Would it be illegal to post media files in the repo itself so that people can back them up simply by cloning the repo? Of course this could just be a secondary backup method. (And bear with me since I am new to this community).

valadect commented 4 years ago

@nathanfranke Considering no one is profiting from it and also the fact that it is for educational use it should be fine for the most part.

tgalopin commented 4 years ago

I'd be happy to provide a backup server in France if that's useful, to avoid US law and companies.

ubershmekel commented 4 years ago

@nathanfranke there's this repo which I think is dedicated to files: https://github.com/pb-files/pb-videos

Though we don't have a good way to link between the two repos yet.

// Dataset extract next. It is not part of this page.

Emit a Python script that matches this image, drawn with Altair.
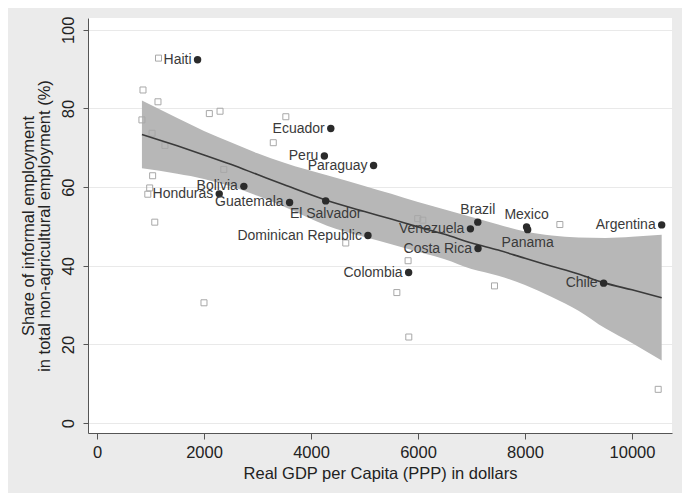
import altair as alt
import pandas as pd

# ---- Data ----
countries = ["Haiti", "Ecuador", "Peru", "Paraguay", "Bolivia", "Honduras",
             "Guatemala", "El Salvador", "Dominican Republic", "Brazil",
             "Venezuela", "Mexico", "Panama", "Costa Rica", "Colombia",
             "Chile", "Argentina"]
gdp_labeled = [1880, 4370, 4250, 5170, 2745, 2285, 3600, 4275, 5065, 7118,
               6980, 8030, 8050, 7122, 5825, 9470, 10555]
informal_labeled = [92.4, 74.9, 67.9, 65.5, 60.2, 58.3, 56.1, 56.5, 47.7, 51.1,
                    49.4, 49.9, 49.2, 44.4, 38.3, 35.6, 50.4]

other_gdp = [1150, 860, 1140, 840, 1030, 1270, 1040, 985, 950, 1080,
             2100, 2300, 2370, 3530, 3295, 2000, 4650, 5995, 6090, 5815,
             5605, 5828, 7430, 8652, 10490]
other_informal = [92.8, 84.7, 81.7, 77.1, 73.7, 70.6, 62.9, 59.8, 58.2, 51.1,
                  78.7, 79.3, 64.5, 77.9, 71.3, 30.6, 45.8, 52.0, 51.6, 41.3,
                  33.2, 21.9, 34.9, 50.5, 8.6]

fit_x = [840, 1500, 2000, 2500, 3000, 3500, 4300, 5000, 5500, 6000, 6500, 7000,
         7500, 8000, 8500, 9000, 9500, 10000, 10555]
fit_y = [73.4, 70.5, 68.2, 65.8, 63.2, 60.6, 56.6, 53.8, 51.9, 49.9, 48.0, 45.8,
         44.0, 41.9, 39.9, 37.9, 35.6, 33.9, 31.9]
band_upper = [82.0, 77.6, 74.3, 71.4, 68.6, 66.2, 63.0, 60.3, 58.3, 56.2, 54.3, 52.4,
              50.5, 48.7, 47.7, 47.2, 47.1, 47.4, 47.9]
band_lower = [64.8, 63.4, 62.1, 60.2, 57.8, 55.0, 50.2, 47.3, 45.5, 43.6, 41.7, 39.2,
              37.5, 35.1, 32.1, 28.6, 24.1, 20.4, 15.9]

x_ticks = [0, 2000, 4000, 6000, 8000, 10000]
y_ticks = [0, 20, 40, 60, 80, 100]

labeled = pd.DataFrame({"country": countries, "gdp": gdp_labeled,
                        "informal": informal_labeled})
others = pd.DataFrame({"gdp": other_gdp, "informal": other_informal})
fit = pd.DataFrame({"gdp": fit_x, "fit": fit_y, "lo": band_lower, "hi": band_upper})

ABOVE = ["Brazil", "Mexico"]
BELOW = ["El Salvador", "Panama"]
LEFT = [c for c in countries if c not in ABOVE + BELOW]

FONT = "Liberation Sans"

x_scale = alt.Scale(domain=[-168, 10748], nice=False, zero=False)
y_scale = alt.Scale(domain=[-2.5, 103], nice=False, zero=False)

x_axis = alt.Axis(values=x_ticks, title="Real GDP per Capita (PPP) in dollars",
                  grid=False, tickSize=6, labelPadding=5, titlePadding=5,
                  format="d", labelFlush=False)
y_axis = alt.Axis(values=y_ticks,
                  title=["Share of informal employment",
                         "in total non-agricultural employment (%)"],
                  grid=True, gridColor="#e9e9e9", tickSize=5, labelPadding=7,
                  labelAngle=270, labelAlign="center", labelBaseline="bottom",
                  titlePadding=8, titleLineHeight=15.5, format="d",
                  labelFlush=False)


def X(field="gdp"):
    return alt.X(f"{field}:Q", scale=x_scale, axis=x_axis)


def Y(field):
    return alt.Y(f"{field}:Q", scale=y_scale, axis=y_axis)


band = alt.Chart(fit).mark_area(color="#b7b7b7", opacity=1, interpolate="monotone").encode(
    x=X(), y=Y("lo"), y2="hi:Q")

squares = alt.Chart(others).mark_point(
    shape="square", filled=False, color="#a8a8a8", size=36, strokeWidth=1,
    opacity=1).encode(x=X(), y=Y("informal"))

line = alt.Chart(fit).mark_line(color="#3a3a3a", strokeWidth=1.6,
                                interpolate="monotone").encode(
    x=X(), y=Y("fit"))

dots = alt.Chart(labeled).mark_circle(color="#2b2b2b", size=55, opacity=1).encode(
    x=X(), y=Y("informal"))

text_common = dict(font=FONT, fontSize=14, color="#3a3a3a")

lab_left = alt.Chart(labeled).transform_filter(
    alt.FieldOneOfPredicate(field="country", oneOf=LEFT)
).mark_text(align="right", baseline="middle", dx=-6, **text_common).encode(
    x=X(), y=Y("informal"), text="country:N")

lab_above = alt.Chart(labeled).transform_filter(
    alt.FieldOneOfPredicate(field="country", oneOf=ABOVE)
).mark_text(align="center", baseline="bottom", dy=-5, **text_common).encode(
    x=X(), y=Y("informal"), text="country:N")

lab_below = alt.Chart(labeled).transform_filter(
    alt.FieldOneOfPredicate(field="country", oneOf=BELOW)
).mark_text(align="center", baseline="top", dy=6, **text_common).encode(
    x=X(), y=Y("informal"), text="country:N")

chart = alt.layer(band, squares, line, dots, lab_left, lab_above, lab_below).properties(
    width=584, height=415,
    autosize=alt.AutoSizeParams(type="none"),
    padding={"left": 80, "top": 10, "right": 10, "bottom": 60},
    background="#ebebeb",
).configure_view(
    fill="white", strokeWidth=0
).configure_axis(
    domainColor="#555555", tickColor="#555555", labelColor="#222222",
    titleColor="#222222", labelFont=FONT, titleFont=FONT, labelFontSize=16.5,
    titleFontSize=16.5, titleFontWeight="normal"
)

chart.save("out.html", embed_options={"renderer": "svg", "actions": False})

bonedaddy commented 4 years ago

If you want to be able to mirror media locally, and optionally upload to an IPFS node checkout the downloader tool in the tools folder.

modelmat commented 4 years ago

Perhaps reposting on LBRY might be useful?

krmax44 commented 4 years ago

Maybe looking into Archive.org for hosting might be worth a shot. They offer an S3-like API to upload files: https://github.com/vmbrasseur/IAS3API#internet-archive-s3-api-documentation

DavidVorick commented 4 years ago

Hey guys, just learning about this project, happy to host everything on Skynet. Skynet is a platform similar to IPFS, except instead of seeding the files yourself, a decentralized platform called Sia (similar to what Filecoin is meant to be) seeds the files for you. You get uptime + decentralization without having to host anything yourself.

How can I get started?

Is there a chatroom somewhere? Some of this might be easier to do in real time. I've got questions like:

ubershmekel commented 4 years ago

I'm not a lawyer, but I hope this data would fall under "fair use" such as in a documentary: https://en.wikipedia.org/wiki/Fair_use#Documentary_films

nathanfranke commented 4 years ago

I would hope it is considered criticism or documentary since getting permission from all filmers would be effectively impossible.

xloem commented 4 years ago

Please link to the mirrors inside the repository so they can be found.

I have made a barebones sia-skynet remote for git-annex in https://github.com/xloem/gitlakepy (EDIT: fixed link) which should help skynet interoperate with git or datalad a little. I have also made a barebones bsv remote for git at https://github.com/xloem/git-remote-bsv providing for storing lightweight git repositories on a different storage-oriented blockchain than skynet. Unlike skynet bsv content cannot eventually be lost on the network.

karan commented 4 years ago

Absolutely need to do this.

What about using Internet Archive? If needed, I have a few TB of storage on my NAS I can donate on temporary basis as well.